:: Directive ::
Images are not part of the copy; transcribe all the data exactly.
===
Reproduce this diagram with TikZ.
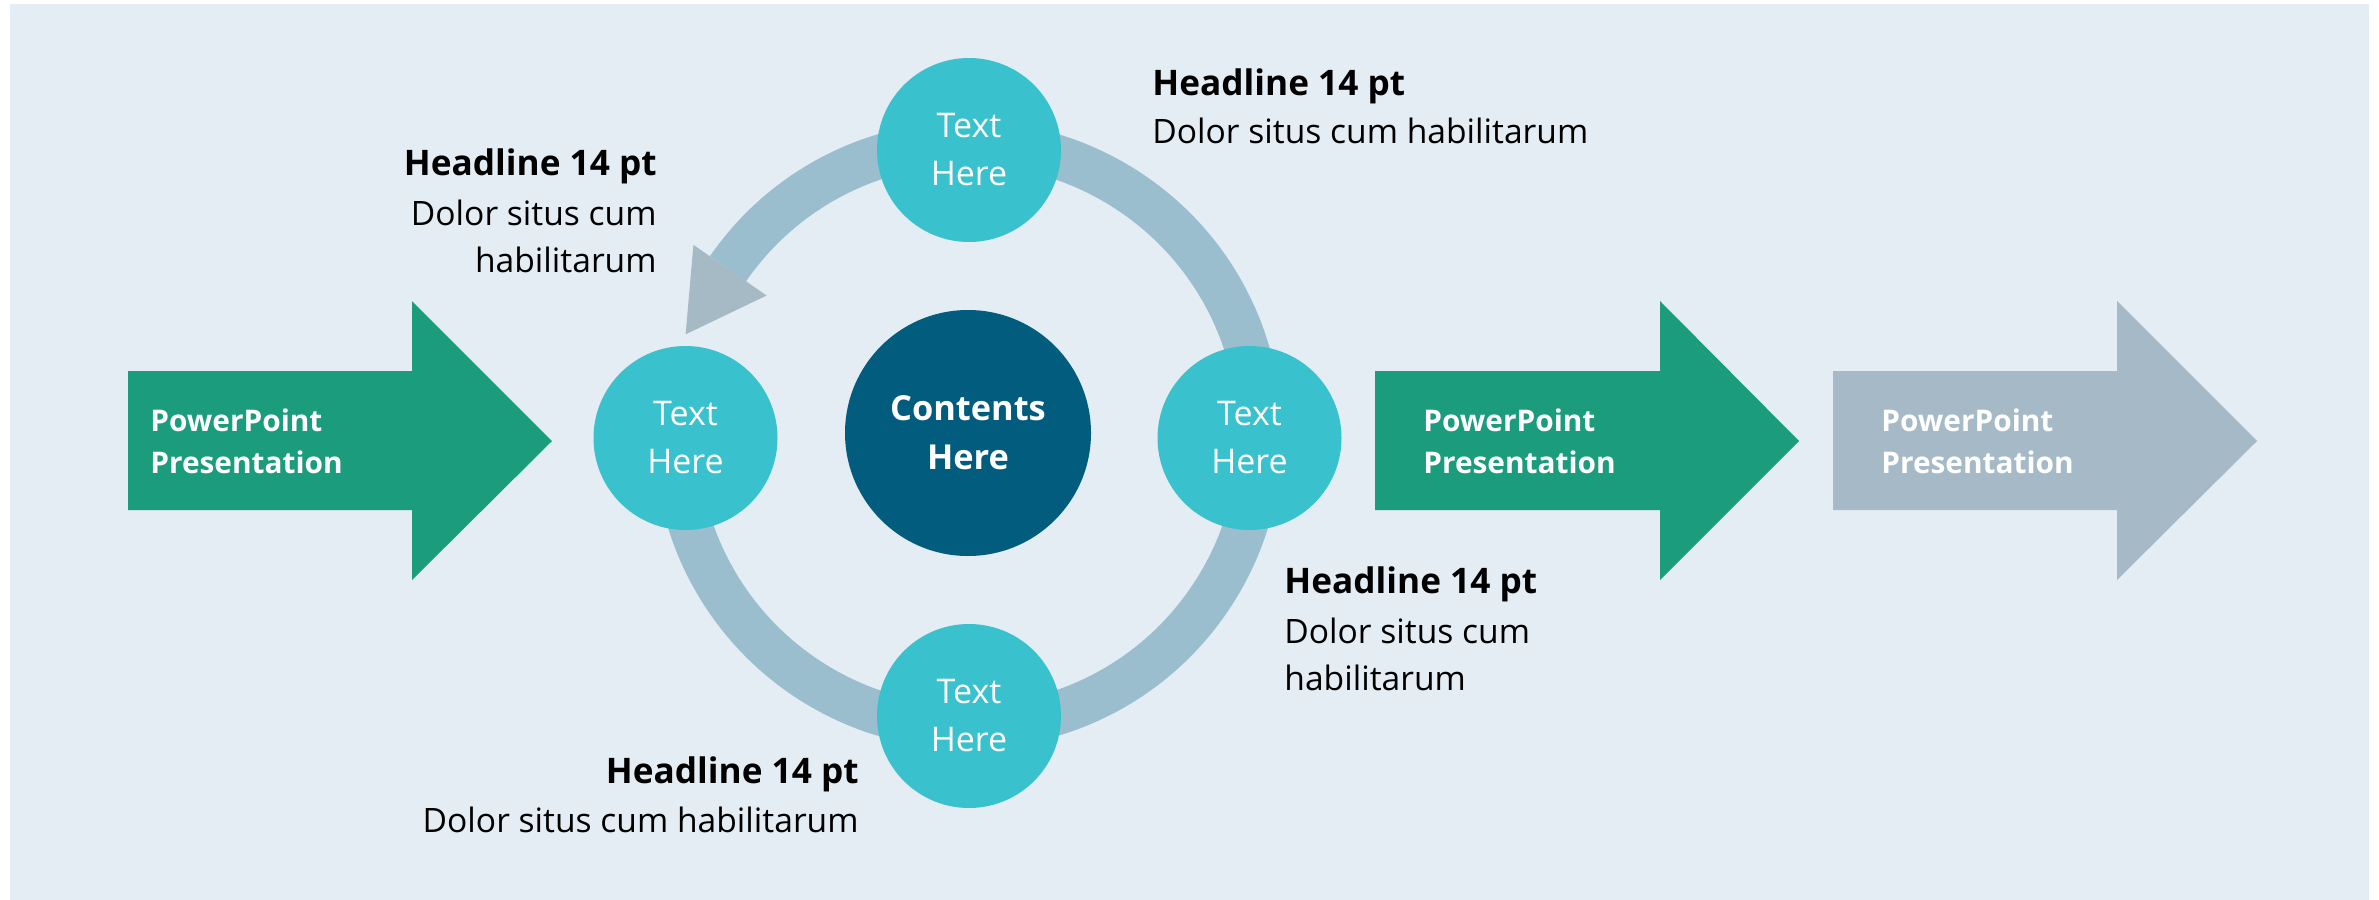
\documentclass[tikz,border=0pt]{standalone}
\usepackage{fontspec}
\setmainfont{Open Sans}
\usetikzlibrary{calc}
\definecolor{bgc}{HTML}{E4EDF3}
\definecolor{greenc}{HTML}{1A9C7D}
\definecolor{greyc}{HTML}{A5BAC6}
\definecolor{ringc}{HTML}{9BBECE}
\definecolor{headc}{HTML}{A6BAC6}
\definecolor{cyanc}{HTML}{3AC1CE}
\definecolor{darkc}{HTML}{025C7E}
\tikzset{
  smallc/.style={circle, fill=cyanc, minimum size=92pt, inner sep=0pt, text=white, align=center,
    font=\fontsize{17pt}{24pt}\selectfont},
  bigc/.style={circle, fill=darkc, minimum size=123pt, inner sep=0pt, text=white, align=center,
    font=\fontsize{17.2pt}{24.5pt}\selectfont\bfseries},
  arrowtxt/.style={inner sep=0pt, text=white, align=left, anchor=west,
    font=\fontsize{14.9pt}{21pt}\selectfont\bfseries},
  headtxt/.style={inner sep=0pt, text=black, font=\fontsize{17.6pt}{21pt}\selectfont\bfseries},
  bodytxt/.style={inner sep=0pt, text=black, font=\fontsize{16.8pt}{24pt}\selectfont},
}
\begin{document}
\begin{tikzpicture}[x=0.5pt,y=-0.5pt]
\useasboundingbox (0,0) rectangle (2379,900);
\fill[white] (0,0) rectangle (2379,900);
\fill[bgc] (10,4) rectangle (2369,900);

% block arrows
\fill[greenc] (128,371) -- (412,371) -- (412,301) -- (552,441) -- (412,580) -- (412,510) -- (128,510) -- cycle;
\fill[greenc] (1375,371) -- (1660,371) -- (1660,301) -- (1799,441) -- (1660,580) -- (1660,510) -- (1375,510) -- cycle;
\fill[greyc] (1833,371) -- (2117,371) -- (2117,301) -- (2257,441) -- (2117,580) -- (2117,510) -- (1833,510) -- cycle;
\node[arrowtxt] (a1) at (150,441) {PowerPoint\\Presentation};
\node[arrowtxt] (a2) at (1423,441) {PowerPoint\\Presentation};
\node[arrowtxt] (a3) at (1881,441) {PowerPoint\\Presentation};

% ring with arrowhead
\coordinate (ring) at (968,435);
\draw[ringc, line width=22pt] ($(ring)+(145.3:146pt)$) arc[start angle=145.3, end angle=-185, radius=146pt];
\fill[headc] ($(ring)+(145.3:122.5pt)$) -- ($(ring)+(145.3:167pt)$) -- ($(ring)+(145.3:144.75pt)+(235.3:39pt)$) -- cycle;

% circles
\node[smallc] (ctop) at (969,150) {Text\\Here};
\node[smallc] (cleft) at (685.5,438) {Text\\Here};
\node[smallc] (cright) at (1249.5,438) {Text\\Here};
\node[smallc] (cbot) at (969,716) {Text\\Here};
\node[bigc] (cmid) at (968,433) {Contents\\Here};

% text blocks
\node[headtxt, anchor=base east] (h1) at (657,175) {Headline 14 pt};
\node[bodytxt, anchor=base east] (b1a) at (657,225) {Dolor situs cum};
\node[bodytxt, anchor=base east] (b1b) at (657,272) {habilitarum};

\node[headtxt, anchor=base west] (h2) at (1152,95) {Headline 14 pt};
\node[bodytxt, anchor=base west] (b2) at (1152,143) {Dolor situs cum habilitarum};

\node[headtxt, anchor=base west] (h3) at (1284,593) {Headline 14 pt};
\node[bodytxt, anchor=base west] (b3a) at (1284,643) {Dolor situs cum};
\node[bodytxt, anchor=base west] (b3b) at (1284,690) {habilitarum};

\node[headtxt, anchor=base east] (h4) at (859,783) {Headline 14 pt};
\node[bodytxt, anchor=base east] (b4) at (859,832) {Dolor situs cum habilitarum};
\end{tikzpicture}
\end{document}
===
:: Worked solution ::
Reproduce this diagram with TikZ.
\documentclass[tikz,border=0pt]{standalone}
\usepackage{fontspec}
\setmainfont{Open Sans}
\usetikzlibrary{calc}
\definecolor{bgc}{HTML}{E4EDF3}
\definecolor{greenc}{HTML}{1A9C7D}
\definecolor{greyc}{HTML}{A5BAC6}
\definecolor{ringc}{HTML}{9BBECE}
\definecolor{headc}{HTML}{A6BAC6}
\definecolor{cyanc}{HTML}{3AC1CE}
\definecolor{darkc}{HTML}{025C7E}
\tikzset{
  smallc/.style={circle, fill=cyanc, minimum size=92pt, inner sep=0pt, text=white, align=center,
    font=\fontsize{17pt}{24pt}\selectfont},
  bigc/.style={circle, fill=darkc, minimum size=123pt, inner sep=0pt, text=white, align=center,
    font=\fontsize{17.2pt}{24.5pt}\selectfont\bfseries},
  arrowtxt/.style={inner sep=0pt, text=white, align=left, anchor=west,
    font=\fontsize{14.9pt}{21pt}\selectfont\bfseries},
  headtxt/.style={inner sep=0pt, text=black, font=\fontsize{17.6pt}{21pt}\selectfont\bfseries},
  bodytxt/.style={inner sep=0pt, text=black, font=\fontsize{16.8pt}{24pt}\selectfont},
}
\begin{document}
\begin{tikzpicture}[x=0.5pt,y=-0.5pt]
\useasboundingbox (0,0) rectangle (2379,900);
\fill[white] (0,0) rectangle (2379,900);
\fill[bgc] (10,4) rectangle (2369,900);

% block arrows
\fill[greenc] (128,371) -- (412,371) -- (412,301) -- (552,441) -- (412,580) -- (412,510) -- (128,510) -- cycle;
\fill[greenc] (1375,371) -- (1660,371) -- (1660,301) -- (1799,441) -- (1660,580) -- (1660,510) -- (1375,510) -- cycle;
\fill[greyc] (1833,371) -- (2117,371) -- (2117,301) -- (2257,441) -- (2117,580) -- (2117,510) -- (1833,510) -- cycle;
\node[arrowtxt] (a1) at (150,441) {PowerPoint\\Presentation};
\node[arrowtxt] (a2) at (1423,441) {PowerPoint\\Presentation};
\node[arrowtxt] (a3) at (1881,441) {PowerPoint\\Presentation};

% ring with arrowhead
\coordinate (ring) at (968,435);
\draw[ringc, line width=22pt] ($(ring)+(145.3:146pt)$) arc[start angle=145.3, end angle=-185, radius=146pt];
\fill[headc] ($(ring)+(145.3:122.5pt)$) -- ($(ring)+(145.3:167pt)$) -- ($(ring)+(145.3:144.75pt)+(235.3:39pt)$) -- cycle;

% circles
\node[smallc] (ctop) at (969,150) {Text\\Here};
\node[smallc] (cleft) at (685.5,438) {Text\\Here};
\node[smallc] (cright) at (1249.5,438) {Text\\Here};
\node[smallc] (cbot) at (969,716) {Text\\Here};
\node[bigc] (cmid) at (968,433) {Contents\\Here};

% text blocks
\node[headtxt, anchor=base east] (h1) at (657,175) {Headline 14 pt};
\node[bodytxt, anchor=base east] (b1a) at (657,225) {Dolor situs cum};
\node[bodytxt, anchor=base east] (b1b) at (657,272) {habilitarum};

\node[headtxt, anchor=base west] (h2) at (1152,95) {Headline 14 pt};
\node[bodytxt, anchor=base west] (b2) at (1152,143) {Dolor situs cum habilitarum};

\node[headtxt, anchor=base west] (h3) at (1284,593) {Headline 14 pt};
\node[bodytxt, anchor=base west] (b3a) at (1284,643) {Dolor situs cum};
\node[bodytxt, anchor=base west] (b3b) at (1284,690) {habilitarum};

\node[headtxt, anchor=base east] (h4) at (859,783) {Headline 14 pt};
\node[bodytxt, anchor=base east] (b4) at (859,832) {Dolor situs cum habilitarum};
\end{tikzpicture}
\end{document}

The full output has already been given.